--- Start of Source material ---
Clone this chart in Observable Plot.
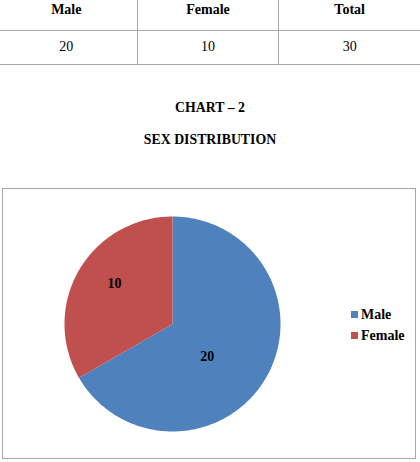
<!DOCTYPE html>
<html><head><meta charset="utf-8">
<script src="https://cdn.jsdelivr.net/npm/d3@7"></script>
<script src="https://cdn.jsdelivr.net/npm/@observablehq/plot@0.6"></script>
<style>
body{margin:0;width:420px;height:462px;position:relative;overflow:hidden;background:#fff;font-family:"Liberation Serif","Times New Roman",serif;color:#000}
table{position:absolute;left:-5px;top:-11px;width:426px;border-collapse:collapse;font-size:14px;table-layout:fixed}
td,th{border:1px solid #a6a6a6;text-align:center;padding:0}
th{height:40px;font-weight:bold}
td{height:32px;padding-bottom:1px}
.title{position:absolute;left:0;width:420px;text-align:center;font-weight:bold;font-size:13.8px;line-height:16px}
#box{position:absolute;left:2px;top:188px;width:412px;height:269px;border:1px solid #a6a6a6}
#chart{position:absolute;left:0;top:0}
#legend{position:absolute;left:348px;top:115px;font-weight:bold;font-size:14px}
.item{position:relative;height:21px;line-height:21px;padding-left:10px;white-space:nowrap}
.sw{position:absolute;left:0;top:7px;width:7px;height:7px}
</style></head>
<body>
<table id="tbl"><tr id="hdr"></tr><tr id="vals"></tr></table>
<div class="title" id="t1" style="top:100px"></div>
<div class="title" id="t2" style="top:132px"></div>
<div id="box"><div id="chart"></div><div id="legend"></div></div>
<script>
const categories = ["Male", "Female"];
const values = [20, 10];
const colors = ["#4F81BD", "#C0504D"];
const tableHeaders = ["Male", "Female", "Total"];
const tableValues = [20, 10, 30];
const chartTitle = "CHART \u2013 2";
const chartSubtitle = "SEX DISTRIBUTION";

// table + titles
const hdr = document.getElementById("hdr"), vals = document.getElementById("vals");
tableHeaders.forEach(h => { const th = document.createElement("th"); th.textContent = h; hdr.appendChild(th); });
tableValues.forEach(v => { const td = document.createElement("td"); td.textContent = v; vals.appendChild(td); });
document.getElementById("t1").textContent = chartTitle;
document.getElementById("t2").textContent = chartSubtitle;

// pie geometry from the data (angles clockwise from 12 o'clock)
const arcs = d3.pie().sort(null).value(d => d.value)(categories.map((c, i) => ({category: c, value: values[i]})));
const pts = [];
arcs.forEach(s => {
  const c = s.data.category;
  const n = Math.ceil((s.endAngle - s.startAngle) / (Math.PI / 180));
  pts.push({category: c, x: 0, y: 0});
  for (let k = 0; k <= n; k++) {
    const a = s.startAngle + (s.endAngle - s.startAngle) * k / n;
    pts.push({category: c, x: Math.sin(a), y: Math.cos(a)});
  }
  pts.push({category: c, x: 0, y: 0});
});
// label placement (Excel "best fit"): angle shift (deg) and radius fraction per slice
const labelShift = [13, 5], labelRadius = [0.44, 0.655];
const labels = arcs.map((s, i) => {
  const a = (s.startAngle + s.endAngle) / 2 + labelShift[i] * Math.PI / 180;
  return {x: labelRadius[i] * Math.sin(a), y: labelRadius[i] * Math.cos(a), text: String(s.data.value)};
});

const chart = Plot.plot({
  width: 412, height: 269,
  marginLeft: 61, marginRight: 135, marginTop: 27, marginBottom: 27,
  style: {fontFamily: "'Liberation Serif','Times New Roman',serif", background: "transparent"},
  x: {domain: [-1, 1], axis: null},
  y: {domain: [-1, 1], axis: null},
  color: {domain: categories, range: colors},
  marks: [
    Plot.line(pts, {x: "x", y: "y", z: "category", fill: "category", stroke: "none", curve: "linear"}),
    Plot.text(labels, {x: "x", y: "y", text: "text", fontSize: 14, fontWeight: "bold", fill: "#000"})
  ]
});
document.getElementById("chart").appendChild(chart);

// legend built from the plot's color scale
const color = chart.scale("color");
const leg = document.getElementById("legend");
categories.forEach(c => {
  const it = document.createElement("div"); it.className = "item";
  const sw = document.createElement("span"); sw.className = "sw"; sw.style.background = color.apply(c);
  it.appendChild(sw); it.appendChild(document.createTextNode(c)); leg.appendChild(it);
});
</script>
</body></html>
--- End of Source material ---
◆ Work required: Go through the listing above and quote it exactly, apart from its images.

◆ Finished task:
Clone this chart in Observable Plot.
<!DOCTYPE html>
<html><head><meta charset="utf-8">
<script src="https://cdn.jsdelivr.net/npm/d3@7"></script>
<script src="https://cdn.jsdelivr.net/npm/@observablehq/plot@0.6"></script>
<style>
body{margin:0;width:420px;height:462px;position:relative;overflow:hidden;background:#fff;font-family:"Liberation Serif","Times New Roman",serif;color:#000}
table{position:absolute;left:-5px;top:-11px;width:426px;border-collapse:collapse;font-size:14px;table-layout:fixed}
td,th{border:1px solid #a6a6a6;text-align:center;padding:0}
th{height:40px;font-weight:bold}
td{height:32px;padding-bottom:1px}
.title{position:absolute;left:0;width:420px;text-align:center;font-weight:bold;font-size:13.8px;line-height:16px}
#box{position:absolute;left:2px;top:188px;width:412px;height:269px;border:1px solid #a6a6a6}
#chart{position:absolute;left:0;top:0}
#legend{position:absolute;left:348px;top:115px;font-weight:bold;font-size:14px}
.item{position:relative;height:21px;line-height:21px;padding-left:10px;white-space:nowrap}
.sw{position:absolute;left:0;top:7px;width:7px;height:7px}
</style></head>
<body>
<table id="tbl"><tr id="hdr"></tr><tr id="vals"></tr></table>
<div class="title" id="t1" style="top:100px"></div>
<div class="title" id="t2" style="top:132px"></div>
<div id="box"><div id="chart"></div><div id="legend"></div></div>
<script>
const categories = ["Male", "Female"];
const values = [20, 10];
const colors = ["#4F81BD", "#C0504D"];
const tableHeaders = ["Male", "Female", "Total"];
const tableValues = [20, 10, 30];
const chartTitle = "CHART \u2013 2";
const chartSubtitle = "SEX DISTRIBUTION";

// table + titles
const hdr = document.getElementById("hdr"), vals = document.getElementById("vals");
tableHeaders.forEach(h => { const th = document.createElement("th"); th.textContent = h; hdr.appendChild(th); });
tableValues.forEach(v => { const td = document.createElement("td"); td.textContent = v; vals.appendChild(td); });
document.getElementById("t1").textContent = chartTitle;
document.getElementById("t2").textContent = chartSubtitle;

// pie geometry from the data (angles clockwise from 12 o'clock)
const arcs = d3.pie().sort(null).value(d => d.value)(categories.map((c, i) => ({category: c, value: values[i]})));
const pts = [];
arcs.forEach(s => {
  const c = s.data.category;
  const n = Math.ceil((s.endAngle - s.startAngle) / (Math.PI / 180));
  pts.push({category: c, x: 0, y: 0});
  for (let k = 0; k <= n; k++) {
    const a = s.startAngle + (s.endAngle - s.startAngle) * k / n;
    pts.push({category: c, x: Math.sin(a), y: Math.cos(a)});
  }
  pts.push({category: c, x: 0, y: 0});
});
// label placement (Excel "best fit"): angle shift (deg) and radius fraction per slice
const labelShift = [13, 5], labelRadius = [0.44, 0.655];
const labels = arcs.map((s, i) => {
  const a = (s.startAngle + s.endAngle) / 2 + labelShift[i] * Math.PI / 180;
  return {x: labelRadius[i] * Math.sin(a), y: labelRadius[i] * Math.cos(a), text: String(s.data.value)};
});

const chart = Plot.plot({
  width: 412, height: 269,
  marginLeft: 61, marginRight: 135, marginTop: 27, marginBottom: 27,
  style: {fontFamily: "'Liberation Serif','Times New Roman',serif", background: "transparent"},
  x: {domain: [-1, 1], axis: null},
  y: {domain: [-1, 1], axis: null},
  color: {domain: categories, range: colors},
  marks: [
    Plot.line(pts, {x: "x", y: "y", z: "category", fill: "category", stroke: "none", curve: "linear"}),
    Plot.text(labels, {x: "x", y: "y", text: "text", fontSize: 14, fontWeight: "bold", fill: "#000"})
  ]
});
document.getElementById("chart").appendChild(chart);

// legend built from the plot's color scale
const color = chart.scale("color");
const leg = document.getElementById("legend");
categories.forEach(c => {
  const it = document.createElement("div"); it.className = "item";
  const sw = document.createElement("span"); sw.className = "sw"; sw.style.background = color.apply(c);
  it.appendChild(sw); it.appendChild(document.createTextNode(c)); leg.appendChild(it);
});
</script>
</body></html>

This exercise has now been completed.